**WORK TO DO**
Omit pictures and quote the listing below line by line, from its start through the line that holds "import plotly.graph_objects as go".

§

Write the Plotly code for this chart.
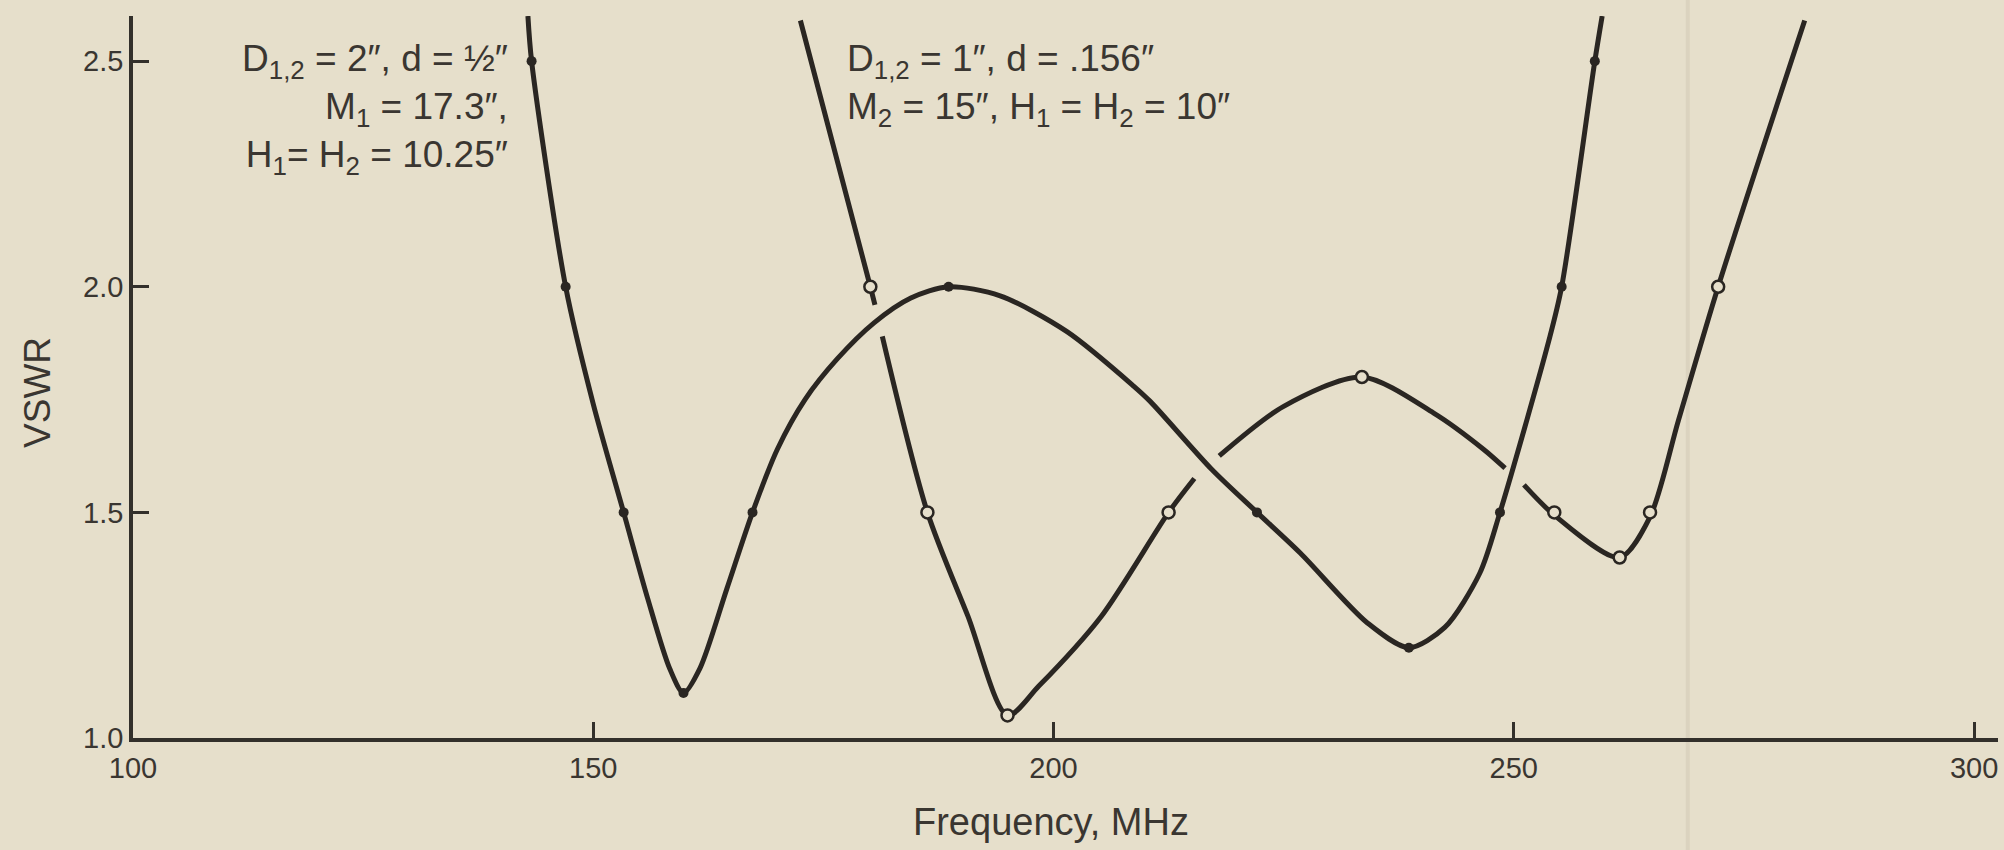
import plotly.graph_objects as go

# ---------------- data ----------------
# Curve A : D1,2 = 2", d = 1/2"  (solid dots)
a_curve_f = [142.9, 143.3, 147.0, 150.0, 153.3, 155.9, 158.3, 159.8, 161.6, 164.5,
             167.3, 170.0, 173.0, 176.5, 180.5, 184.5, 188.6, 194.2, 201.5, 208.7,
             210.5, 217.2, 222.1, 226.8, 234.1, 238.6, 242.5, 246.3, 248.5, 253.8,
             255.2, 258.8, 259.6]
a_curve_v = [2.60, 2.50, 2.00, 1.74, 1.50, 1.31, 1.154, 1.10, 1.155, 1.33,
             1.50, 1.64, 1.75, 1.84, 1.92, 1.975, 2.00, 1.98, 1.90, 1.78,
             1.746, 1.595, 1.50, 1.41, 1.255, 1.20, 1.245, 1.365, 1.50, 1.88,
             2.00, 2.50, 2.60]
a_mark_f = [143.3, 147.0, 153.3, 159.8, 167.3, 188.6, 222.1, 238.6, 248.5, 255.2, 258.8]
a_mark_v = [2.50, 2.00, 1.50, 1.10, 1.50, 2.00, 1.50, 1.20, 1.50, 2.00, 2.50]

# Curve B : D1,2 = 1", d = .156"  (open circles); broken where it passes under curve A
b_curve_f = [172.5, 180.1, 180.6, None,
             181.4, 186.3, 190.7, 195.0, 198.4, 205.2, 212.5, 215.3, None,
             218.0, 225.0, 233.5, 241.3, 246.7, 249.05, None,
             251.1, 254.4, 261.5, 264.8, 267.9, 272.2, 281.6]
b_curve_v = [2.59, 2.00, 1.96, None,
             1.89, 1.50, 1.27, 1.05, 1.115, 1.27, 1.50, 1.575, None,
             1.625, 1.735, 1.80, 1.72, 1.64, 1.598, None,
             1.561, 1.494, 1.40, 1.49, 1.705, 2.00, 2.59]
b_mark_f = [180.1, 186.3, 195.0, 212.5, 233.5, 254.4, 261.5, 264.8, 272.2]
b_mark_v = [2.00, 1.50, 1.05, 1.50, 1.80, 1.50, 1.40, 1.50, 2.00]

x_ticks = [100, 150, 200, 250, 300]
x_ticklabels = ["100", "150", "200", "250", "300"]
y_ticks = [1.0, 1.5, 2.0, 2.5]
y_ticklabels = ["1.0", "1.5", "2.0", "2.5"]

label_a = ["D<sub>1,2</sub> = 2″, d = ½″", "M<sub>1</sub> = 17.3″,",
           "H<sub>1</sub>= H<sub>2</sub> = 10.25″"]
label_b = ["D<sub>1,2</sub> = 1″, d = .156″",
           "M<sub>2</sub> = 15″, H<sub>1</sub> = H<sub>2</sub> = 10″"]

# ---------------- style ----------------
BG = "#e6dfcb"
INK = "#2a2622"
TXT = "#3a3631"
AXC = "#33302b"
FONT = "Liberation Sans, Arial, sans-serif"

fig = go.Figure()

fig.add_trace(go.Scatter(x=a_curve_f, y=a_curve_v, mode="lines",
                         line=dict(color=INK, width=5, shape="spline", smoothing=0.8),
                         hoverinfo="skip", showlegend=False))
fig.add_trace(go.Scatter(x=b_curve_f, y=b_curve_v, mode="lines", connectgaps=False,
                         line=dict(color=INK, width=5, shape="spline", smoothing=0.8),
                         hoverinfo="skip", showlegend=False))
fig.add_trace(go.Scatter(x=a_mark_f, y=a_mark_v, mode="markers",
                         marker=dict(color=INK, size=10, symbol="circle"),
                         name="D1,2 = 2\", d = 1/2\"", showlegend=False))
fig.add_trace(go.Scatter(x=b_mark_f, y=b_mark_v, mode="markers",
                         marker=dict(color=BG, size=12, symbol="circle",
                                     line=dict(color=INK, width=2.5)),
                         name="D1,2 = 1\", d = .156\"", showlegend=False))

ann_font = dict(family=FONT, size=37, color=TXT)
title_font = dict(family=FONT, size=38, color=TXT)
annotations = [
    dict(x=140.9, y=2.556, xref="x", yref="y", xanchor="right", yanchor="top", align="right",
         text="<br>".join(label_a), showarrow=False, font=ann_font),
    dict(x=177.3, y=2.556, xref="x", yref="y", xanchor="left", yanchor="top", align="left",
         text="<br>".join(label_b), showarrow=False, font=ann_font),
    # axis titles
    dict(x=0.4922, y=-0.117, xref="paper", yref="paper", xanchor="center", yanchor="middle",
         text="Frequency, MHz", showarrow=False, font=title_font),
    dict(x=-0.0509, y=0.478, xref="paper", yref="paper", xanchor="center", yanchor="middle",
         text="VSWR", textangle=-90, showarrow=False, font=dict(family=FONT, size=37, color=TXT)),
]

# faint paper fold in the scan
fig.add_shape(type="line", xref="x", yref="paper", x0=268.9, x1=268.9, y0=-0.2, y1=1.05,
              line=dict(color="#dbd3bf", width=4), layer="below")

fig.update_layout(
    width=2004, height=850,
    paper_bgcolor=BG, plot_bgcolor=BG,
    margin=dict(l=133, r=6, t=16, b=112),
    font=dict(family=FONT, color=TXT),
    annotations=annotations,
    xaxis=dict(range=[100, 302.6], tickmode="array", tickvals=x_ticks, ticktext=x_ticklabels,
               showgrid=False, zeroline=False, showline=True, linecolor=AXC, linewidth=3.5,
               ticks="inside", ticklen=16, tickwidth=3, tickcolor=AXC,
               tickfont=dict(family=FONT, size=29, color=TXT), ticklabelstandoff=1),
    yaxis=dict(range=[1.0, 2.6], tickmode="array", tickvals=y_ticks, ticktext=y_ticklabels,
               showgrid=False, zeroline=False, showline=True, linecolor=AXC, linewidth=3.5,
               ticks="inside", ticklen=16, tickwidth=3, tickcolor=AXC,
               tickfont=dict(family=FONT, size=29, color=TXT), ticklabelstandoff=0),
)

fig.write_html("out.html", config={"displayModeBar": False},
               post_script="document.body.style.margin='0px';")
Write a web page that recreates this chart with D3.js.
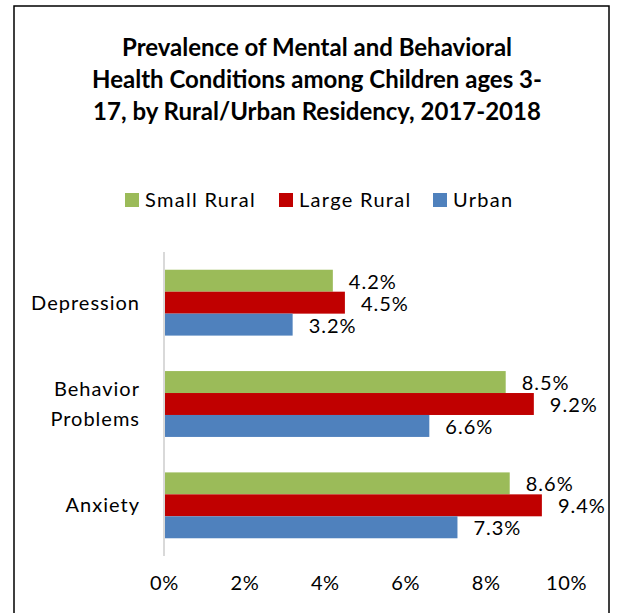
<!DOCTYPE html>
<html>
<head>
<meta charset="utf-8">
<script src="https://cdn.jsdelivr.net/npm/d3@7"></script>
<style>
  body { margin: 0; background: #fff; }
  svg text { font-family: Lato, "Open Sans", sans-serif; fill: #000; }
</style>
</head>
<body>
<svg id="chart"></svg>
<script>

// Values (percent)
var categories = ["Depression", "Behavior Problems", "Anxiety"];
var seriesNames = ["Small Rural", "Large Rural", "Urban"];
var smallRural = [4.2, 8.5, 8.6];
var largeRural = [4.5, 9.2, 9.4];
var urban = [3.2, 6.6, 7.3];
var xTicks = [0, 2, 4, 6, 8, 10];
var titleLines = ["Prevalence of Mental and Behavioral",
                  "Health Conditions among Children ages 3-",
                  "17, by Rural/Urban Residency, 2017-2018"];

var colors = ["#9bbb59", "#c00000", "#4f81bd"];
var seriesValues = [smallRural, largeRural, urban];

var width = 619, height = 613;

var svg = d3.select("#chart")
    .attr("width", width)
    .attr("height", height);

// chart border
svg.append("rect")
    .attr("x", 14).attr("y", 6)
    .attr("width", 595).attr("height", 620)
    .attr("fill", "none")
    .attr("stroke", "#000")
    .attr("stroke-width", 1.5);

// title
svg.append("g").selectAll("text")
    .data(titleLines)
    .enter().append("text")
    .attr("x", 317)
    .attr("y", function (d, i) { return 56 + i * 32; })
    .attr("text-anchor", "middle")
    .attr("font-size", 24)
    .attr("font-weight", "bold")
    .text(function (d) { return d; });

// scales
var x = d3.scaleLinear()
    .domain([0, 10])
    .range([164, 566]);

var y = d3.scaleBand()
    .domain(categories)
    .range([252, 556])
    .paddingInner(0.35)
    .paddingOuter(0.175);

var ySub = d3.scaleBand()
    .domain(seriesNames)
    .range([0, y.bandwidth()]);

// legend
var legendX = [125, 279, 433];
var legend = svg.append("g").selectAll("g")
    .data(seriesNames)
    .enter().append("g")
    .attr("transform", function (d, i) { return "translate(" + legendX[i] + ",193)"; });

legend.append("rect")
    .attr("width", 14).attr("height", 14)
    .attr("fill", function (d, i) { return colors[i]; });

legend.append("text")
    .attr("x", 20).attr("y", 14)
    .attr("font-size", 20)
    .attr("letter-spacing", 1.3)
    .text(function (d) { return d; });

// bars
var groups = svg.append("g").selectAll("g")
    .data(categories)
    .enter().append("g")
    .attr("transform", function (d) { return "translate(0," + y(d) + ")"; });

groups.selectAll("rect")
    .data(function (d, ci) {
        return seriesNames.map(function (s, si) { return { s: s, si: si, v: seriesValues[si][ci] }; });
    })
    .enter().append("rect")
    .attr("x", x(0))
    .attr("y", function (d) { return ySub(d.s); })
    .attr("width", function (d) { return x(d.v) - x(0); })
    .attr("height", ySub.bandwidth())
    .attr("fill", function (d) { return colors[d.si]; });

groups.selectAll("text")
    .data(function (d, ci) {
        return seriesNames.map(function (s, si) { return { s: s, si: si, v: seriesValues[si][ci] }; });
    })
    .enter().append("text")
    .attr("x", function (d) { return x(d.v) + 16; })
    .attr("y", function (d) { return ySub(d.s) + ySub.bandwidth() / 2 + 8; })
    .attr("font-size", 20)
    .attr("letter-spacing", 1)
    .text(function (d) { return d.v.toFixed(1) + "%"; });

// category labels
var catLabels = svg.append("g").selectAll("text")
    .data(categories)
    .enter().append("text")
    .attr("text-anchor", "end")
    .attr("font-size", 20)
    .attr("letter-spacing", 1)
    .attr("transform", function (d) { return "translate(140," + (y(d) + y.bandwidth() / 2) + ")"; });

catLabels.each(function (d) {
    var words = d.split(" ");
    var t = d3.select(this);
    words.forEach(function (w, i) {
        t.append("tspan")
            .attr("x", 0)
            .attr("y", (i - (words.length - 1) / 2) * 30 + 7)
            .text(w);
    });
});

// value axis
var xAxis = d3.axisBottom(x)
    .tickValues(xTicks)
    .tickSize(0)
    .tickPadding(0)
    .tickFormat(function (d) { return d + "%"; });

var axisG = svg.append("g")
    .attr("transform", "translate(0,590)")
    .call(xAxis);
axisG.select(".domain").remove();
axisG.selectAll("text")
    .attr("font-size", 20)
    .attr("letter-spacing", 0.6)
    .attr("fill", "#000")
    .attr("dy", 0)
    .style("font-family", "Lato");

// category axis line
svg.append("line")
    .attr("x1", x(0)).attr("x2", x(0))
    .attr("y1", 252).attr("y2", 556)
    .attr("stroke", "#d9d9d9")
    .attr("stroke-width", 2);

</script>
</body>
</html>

§

**THE COMPLETED TASK**
Write the Plotly code for this chart.
import plotly.graph_objects as go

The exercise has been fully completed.